Concludono per la nullità anche i sostenitori della tesi che fa leva sul vizio strutturale che inficia la donazione di cosa altrui e ricavabile dall’art. 779 c.c.; tale norma, prescrivendo la necessità dell’appartenenza del bene al donante, implicitamente escluderebbe tutte le donazioni prive di questo requisito.

Secondo un’altra ricostruzione, poiché il divieto di cui all’art. 771 c.c. è eccezionale e non estendibile in via analogica, la donazione di cosa altrui è valida ma inefficace. Infatti, tale teoria afferma che l’unico vizio che inficia la donazione di cosa altrui è il difetto di legittimazione a disporre, vizio per cui l’ordinamento prevede come sanzione l’inefficacia ( vengono richiamati gli artt. 1478 c.c., 1479 c.c, 1388 c.c. e 1372 comma 2 c.c.).

Un altro orientamento  sostiene che occorre fare una distinzione tenendo presente la consapevolezza da parte del donatario dell’altruità della cosa.

Tale teoria, infatti, ritiene che è valida la donazione di cosa altrui se il donatario aveva la consapevolezza dell’altruità della cosa e tale consapevolezza emerge dall’atto pubblico; al contrario, è nulla la donazione in cui il donatario non ha conoscenza dell’altruità della cosa per difetto della causa ai sensi del combinato disposto degli artt. 769 c.c., 1325 c.c., e 1418 comma II, c.c..

In questo dibattito si inserisce la questione della donazione di un bene compreso in una comunione ereditaria,  non ancora assegnato al donante.

Un orientamento giurisprudenziale ritiene che la donazione di un bene compreso nell’asse ereditario è valida ma l’efficacia dipende da ciò che accadrà in sede di scioglimento della comunione ereditaria, nel senso che la donazione avrà efficacia se il bene sarà assegnato al donante; viceversa essa sarà priva di efficacia se il bene sarà attribuito ad altro coerede.

Tale teoria è stata, però, criticata perché opera una distinzione irragionevole tra ipotesi identiche quali sono la donazione di un bene della comunione ereditaria non ancora assegnato al coerede e la donazione di cosa altrui.

Sulla questione sono intervenute le Sezioni Unite della Corte di Cassazione con la sentenza n. 5068 del 2016[1], affermando che, ai sensi dell’art. 769 c.c. l’appartenenza del bene al donante costituisce un elemento essenziale del contratto di donazione; pertanto, in mancanza di tale elemento la causa tipica del contratto di donazione non verrebbe a realizzarsi. Quindi, la Corte di Cassazione afferma la nullità del contratto di donazione di cosa altrui per difetto di causa ai sensi degli artt. 769 c.c., 1325 c.c., e 1418 comma I c.c..
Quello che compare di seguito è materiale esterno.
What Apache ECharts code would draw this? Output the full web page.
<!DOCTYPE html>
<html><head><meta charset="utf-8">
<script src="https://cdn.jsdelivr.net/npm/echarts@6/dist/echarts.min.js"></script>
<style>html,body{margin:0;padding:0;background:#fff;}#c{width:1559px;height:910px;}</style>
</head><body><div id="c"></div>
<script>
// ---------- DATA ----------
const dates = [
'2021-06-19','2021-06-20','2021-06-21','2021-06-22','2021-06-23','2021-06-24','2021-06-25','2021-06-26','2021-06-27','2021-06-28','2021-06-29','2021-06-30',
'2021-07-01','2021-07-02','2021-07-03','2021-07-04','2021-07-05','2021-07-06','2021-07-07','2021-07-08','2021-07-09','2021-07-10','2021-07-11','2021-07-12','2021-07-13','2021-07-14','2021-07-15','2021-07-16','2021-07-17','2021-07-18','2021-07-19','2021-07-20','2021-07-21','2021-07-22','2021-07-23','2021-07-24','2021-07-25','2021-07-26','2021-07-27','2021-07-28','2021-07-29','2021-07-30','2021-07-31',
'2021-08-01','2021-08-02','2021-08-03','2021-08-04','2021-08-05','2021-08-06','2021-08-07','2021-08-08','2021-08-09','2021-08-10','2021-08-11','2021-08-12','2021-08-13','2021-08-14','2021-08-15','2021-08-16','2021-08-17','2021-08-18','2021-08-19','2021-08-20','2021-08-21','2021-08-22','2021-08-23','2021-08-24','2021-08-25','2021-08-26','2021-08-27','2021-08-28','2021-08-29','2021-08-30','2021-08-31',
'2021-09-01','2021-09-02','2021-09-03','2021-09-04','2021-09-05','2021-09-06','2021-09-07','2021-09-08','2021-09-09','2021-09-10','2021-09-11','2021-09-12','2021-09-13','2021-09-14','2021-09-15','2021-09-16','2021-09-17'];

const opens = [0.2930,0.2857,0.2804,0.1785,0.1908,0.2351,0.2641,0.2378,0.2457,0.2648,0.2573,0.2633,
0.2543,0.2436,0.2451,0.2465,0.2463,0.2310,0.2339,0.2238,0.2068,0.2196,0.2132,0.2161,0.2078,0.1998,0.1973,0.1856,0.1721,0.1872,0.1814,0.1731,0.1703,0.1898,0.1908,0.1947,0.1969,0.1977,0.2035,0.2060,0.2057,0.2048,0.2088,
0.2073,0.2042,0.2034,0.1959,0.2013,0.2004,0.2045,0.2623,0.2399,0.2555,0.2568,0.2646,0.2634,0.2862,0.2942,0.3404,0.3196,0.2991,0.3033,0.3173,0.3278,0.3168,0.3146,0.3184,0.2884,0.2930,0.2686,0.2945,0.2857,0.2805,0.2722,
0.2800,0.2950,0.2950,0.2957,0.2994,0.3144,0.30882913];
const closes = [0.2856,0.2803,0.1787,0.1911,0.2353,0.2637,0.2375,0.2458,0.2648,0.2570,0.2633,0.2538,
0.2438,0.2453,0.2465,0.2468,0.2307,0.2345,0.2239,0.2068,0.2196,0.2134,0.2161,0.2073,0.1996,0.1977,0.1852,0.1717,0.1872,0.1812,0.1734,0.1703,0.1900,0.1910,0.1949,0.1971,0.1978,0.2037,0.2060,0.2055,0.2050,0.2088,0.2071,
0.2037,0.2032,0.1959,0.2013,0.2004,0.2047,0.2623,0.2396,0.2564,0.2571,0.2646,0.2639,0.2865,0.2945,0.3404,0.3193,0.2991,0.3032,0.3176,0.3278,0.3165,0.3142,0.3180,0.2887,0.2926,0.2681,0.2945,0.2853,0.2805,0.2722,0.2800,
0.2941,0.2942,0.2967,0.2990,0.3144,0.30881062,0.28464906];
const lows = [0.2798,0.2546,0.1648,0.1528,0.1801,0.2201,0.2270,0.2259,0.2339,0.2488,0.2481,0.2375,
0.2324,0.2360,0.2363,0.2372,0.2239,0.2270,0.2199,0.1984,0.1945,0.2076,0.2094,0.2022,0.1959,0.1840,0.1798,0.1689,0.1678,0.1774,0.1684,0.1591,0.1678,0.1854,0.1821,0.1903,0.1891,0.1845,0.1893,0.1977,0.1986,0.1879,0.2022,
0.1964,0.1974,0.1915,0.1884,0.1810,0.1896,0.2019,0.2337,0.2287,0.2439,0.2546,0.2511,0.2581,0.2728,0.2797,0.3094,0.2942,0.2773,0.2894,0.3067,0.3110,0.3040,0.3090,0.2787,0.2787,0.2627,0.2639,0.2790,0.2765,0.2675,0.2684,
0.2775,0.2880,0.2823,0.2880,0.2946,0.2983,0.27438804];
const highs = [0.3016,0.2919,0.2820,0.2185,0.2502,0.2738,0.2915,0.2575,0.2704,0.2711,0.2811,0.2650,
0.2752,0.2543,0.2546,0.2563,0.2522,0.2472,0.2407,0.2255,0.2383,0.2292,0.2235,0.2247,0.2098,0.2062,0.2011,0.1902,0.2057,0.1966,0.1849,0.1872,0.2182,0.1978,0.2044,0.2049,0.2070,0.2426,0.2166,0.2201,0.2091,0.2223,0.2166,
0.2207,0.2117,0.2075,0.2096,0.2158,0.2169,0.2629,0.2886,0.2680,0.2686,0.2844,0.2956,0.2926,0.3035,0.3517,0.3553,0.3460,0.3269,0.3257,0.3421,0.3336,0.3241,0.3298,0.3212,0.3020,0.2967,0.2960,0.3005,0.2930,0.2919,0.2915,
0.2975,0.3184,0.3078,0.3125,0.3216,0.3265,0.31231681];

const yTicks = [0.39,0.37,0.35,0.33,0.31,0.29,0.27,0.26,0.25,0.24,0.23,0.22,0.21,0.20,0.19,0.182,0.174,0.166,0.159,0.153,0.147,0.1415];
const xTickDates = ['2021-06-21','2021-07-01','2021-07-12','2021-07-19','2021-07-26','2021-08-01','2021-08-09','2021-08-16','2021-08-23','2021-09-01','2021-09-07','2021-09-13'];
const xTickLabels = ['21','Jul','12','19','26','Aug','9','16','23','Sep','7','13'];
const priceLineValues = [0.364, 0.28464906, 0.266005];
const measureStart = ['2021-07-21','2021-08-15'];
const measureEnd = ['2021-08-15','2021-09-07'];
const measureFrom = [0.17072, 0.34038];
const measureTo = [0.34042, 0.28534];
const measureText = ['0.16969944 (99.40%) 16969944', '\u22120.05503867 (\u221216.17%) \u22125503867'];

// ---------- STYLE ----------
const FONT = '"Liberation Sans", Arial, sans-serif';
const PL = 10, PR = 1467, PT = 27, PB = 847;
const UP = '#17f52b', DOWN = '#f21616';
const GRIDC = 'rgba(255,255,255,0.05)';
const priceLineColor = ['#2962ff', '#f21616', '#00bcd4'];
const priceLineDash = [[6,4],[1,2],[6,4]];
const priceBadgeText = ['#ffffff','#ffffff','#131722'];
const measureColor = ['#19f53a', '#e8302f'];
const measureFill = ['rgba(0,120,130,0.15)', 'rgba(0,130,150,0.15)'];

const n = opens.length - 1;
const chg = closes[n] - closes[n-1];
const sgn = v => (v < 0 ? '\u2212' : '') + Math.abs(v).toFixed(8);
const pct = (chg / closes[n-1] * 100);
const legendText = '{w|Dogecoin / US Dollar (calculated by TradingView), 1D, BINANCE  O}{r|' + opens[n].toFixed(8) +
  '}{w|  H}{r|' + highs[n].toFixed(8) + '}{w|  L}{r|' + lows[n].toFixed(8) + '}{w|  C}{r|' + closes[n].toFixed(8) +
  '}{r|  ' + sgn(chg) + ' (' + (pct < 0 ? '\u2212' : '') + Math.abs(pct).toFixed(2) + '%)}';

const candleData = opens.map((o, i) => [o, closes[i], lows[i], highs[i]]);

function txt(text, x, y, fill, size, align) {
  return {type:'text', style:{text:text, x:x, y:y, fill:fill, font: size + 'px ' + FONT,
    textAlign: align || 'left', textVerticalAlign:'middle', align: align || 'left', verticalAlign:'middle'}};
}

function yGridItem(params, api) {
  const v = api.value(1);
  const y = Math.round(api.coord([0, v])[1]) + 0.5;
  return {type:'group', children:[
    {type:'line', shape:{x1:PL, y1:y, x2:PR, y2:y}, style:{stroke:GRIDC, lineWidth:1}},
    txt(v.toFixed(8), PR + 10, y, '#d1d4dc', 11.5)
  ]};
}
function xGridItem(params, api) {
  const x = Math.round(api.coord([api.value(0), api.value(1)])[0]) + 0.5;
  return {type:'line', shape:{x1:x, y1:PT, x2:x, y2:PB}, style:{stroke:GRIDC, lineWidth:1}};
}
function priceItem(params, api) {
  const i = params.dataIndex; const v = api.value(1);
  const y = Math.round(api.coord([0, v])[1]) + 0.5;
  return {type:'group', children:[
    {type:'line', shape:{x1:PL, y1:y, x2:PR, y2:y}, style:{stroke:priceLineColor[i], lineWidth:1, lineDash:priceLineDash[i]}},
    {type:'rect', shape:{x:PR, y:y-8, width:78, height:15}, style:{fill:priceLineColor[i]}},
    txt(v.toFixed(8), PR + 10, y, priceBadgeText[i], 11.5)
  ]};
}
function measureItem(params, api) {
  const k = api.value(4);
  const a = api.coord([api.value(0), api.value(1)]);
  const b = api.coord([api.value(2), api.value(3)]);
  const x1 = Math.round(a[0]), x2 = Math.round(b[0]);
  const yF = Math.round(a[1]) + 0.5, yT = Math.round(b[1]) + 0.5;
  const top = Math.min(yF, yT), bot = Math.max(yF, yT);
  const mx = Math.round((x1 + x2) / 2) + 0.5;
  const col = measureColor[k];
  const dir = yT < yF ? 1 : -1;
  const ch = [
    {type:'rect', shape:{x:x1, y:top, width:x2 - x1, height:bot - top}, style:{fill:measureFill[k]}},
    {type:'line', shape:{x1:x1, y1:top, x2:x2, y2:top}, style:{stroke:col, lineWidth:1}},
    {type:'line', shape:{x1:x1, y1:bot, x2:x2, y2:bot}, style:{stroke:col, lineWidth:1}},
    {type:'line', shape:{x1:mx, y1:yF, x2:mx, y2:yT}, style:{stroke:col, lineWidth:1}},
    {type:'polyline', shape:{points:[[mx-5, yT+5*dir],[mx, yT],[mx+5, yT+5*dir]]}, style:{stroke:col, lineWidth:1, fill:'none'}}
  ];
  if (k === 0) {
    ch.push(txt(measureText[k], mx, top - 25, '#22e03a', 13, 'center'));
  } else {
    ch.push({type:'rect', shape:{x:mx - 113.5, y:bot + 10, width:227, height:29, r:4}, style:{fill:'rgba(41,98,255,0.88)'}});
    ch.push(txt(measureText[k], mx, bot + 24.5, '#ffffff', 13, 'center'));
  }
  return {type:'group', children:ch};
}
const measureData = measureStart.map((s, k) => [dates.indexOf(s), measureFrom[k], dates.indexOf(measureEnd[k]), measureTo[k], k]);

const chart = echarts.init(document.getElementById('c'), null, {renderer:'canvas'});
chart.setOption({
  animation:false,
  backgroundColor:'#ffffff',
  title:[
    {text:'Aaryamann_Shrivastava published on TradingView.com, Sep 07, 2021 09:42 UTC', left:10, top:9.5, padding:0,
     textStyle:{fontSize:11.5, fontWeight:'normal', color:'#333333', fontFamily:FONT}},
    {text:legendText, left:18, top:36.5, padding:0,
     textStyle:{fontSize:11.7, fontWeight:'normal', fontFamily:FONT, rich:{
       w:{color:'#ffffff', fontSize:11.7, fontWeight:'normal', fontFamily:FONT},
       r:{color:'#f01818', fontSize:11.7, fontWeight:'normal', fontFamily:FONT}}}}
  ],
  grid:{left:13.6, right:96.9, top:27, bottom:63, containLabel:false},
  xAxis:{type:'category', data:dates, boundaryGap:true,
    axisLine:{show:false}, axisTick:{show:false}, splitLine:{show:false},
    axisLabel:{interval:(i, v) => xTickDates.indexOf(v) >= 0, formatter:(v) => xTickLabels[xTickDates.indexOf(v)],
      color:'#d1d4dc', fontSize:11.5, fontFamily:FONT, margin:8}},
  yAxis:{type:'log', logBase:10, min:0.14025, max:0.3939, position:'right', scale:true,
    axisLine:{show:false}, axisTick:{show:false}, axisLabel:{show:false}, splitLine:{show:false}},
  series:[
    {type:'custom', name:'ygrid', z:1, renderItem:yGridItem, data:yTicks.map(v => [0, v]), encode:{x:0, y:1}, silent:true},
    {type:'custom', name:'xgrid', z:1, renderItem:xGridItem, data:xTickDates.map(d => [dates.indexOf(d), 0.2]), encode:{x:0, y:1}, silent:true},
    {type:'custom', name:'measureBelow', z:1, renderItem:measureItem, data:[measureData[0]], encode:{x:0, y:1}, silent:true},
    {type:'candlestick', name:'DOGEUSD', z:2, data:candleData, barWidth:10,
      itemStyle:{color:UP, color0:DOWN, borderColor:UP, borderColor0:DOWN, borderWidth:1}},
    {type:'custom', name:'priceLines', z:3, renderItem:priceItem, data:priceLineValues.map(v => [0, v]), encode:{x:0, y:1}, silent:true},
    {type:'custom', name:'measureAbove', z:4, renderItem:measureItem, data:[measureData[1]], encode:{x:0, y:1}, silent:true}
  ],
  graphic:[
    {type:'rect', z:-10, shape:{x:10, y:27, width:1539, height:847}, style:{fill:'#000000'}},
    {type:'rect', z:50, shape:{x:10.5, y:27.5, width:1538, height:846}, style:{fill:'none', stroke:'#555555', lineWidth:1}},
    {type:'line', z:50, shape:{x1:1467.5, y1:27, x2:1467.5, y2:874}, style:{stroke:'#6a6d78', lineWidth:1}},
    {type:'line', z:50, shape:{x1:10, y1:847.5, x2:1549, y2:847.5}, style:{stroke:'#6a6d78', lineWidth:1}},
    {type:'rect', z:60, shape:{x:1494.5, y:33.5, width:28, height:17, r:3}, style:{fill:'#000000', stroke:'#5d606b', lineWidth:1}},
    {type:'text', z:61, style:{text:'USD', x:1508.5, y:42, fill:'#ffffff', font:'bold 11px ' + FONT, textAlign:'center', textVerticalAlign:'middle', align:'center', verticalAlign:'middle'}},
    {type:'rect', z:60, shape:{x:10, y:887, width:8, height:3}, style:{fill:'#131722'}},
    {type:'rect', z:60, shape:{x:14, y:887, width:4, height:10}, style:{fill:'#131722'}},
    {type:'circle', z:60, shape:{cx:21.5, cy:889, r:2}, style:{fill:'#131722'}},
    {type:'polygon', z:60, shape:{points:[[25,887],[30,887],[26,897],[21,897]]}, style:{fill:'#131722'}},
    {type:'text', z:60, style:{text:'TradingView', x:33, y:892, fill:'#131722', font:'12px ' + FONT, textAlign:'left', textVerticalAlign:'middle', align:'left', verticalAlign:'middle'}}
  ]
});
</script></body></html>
Il Giudice di legittimità afferma che è nulla anche la donazione di un bene dell’asse ereditario non ancora assegnato al donante atteso che non vi è alcuna differenza con la donazione di cosa altrui.

La Corte di Cassazione precisa, però, che è valida la donazione con cui il donante assume l’obbligo di acquistare il bene altrui nei confronti del donatario e avrà carattere obbligatorio.

3. La rilevanza della donazione di cosa altrui ai fini dell’usucapione

Altra questione su cui si è discusso riguarda la rilevanza della donazione di cosa altrui ai fini dell’usucapione abbreviata decennale.

L’usucapione costituisce un modo di acquisto della proprietà fondato sul possesso del bene con animus possidendi per un periodo di vent’anni ai sensi dell’art. 1158 c.c.

Tuttavia, l’art. 1159 c.c. prevede che l’acquisto della proprietà per usucapione può avvenire nel termine più breve, ovvero decennale, quando il possesso del bene si fonda su un titolo idoneo a trasferirne  la proprietà e debitamente trascritto.

Sebbene le Sezioni Unite nella sentenza del 2016 non si siano pronunciate sulla questione, occorre rilevare che l’orientamento giurisprudenziale prevalente ritiene che la donazione di cosa altrui nulla costituisce comunque titolo idoneo a determinare l’usucapione abbreviata decennale.

Tale tesi fa leva sul fatto che il requisito previsto dall’art. 1159 c.c. va inteso nel senso che il titolo , tenuto conto della sostanza e della forma del negozio, deve essere idoneo in astratto e non in concreto a determinare il trasferimento; tale astratta idoneità, si rinviene anche nella donazione di cosa altrui.

 

 


Bibliografia
CARINGELLA F., BUFFONI L., Manuale di diritto civile, 2020;
CHINE’ G., Manuale di diritto civile, 2020;
FRATINI M., Manuale sistematico di diritto civile, 2020;
GABRIELLI E., L’oggetto del contratto, 2015;
GIOVAGNOLI R., Manuale di diritto civile, 2020;
PALADINI M., Manuale di diritto civile, 2020.

[1] Cass. S.U., 15 marzo 2016, sentenza . 5068.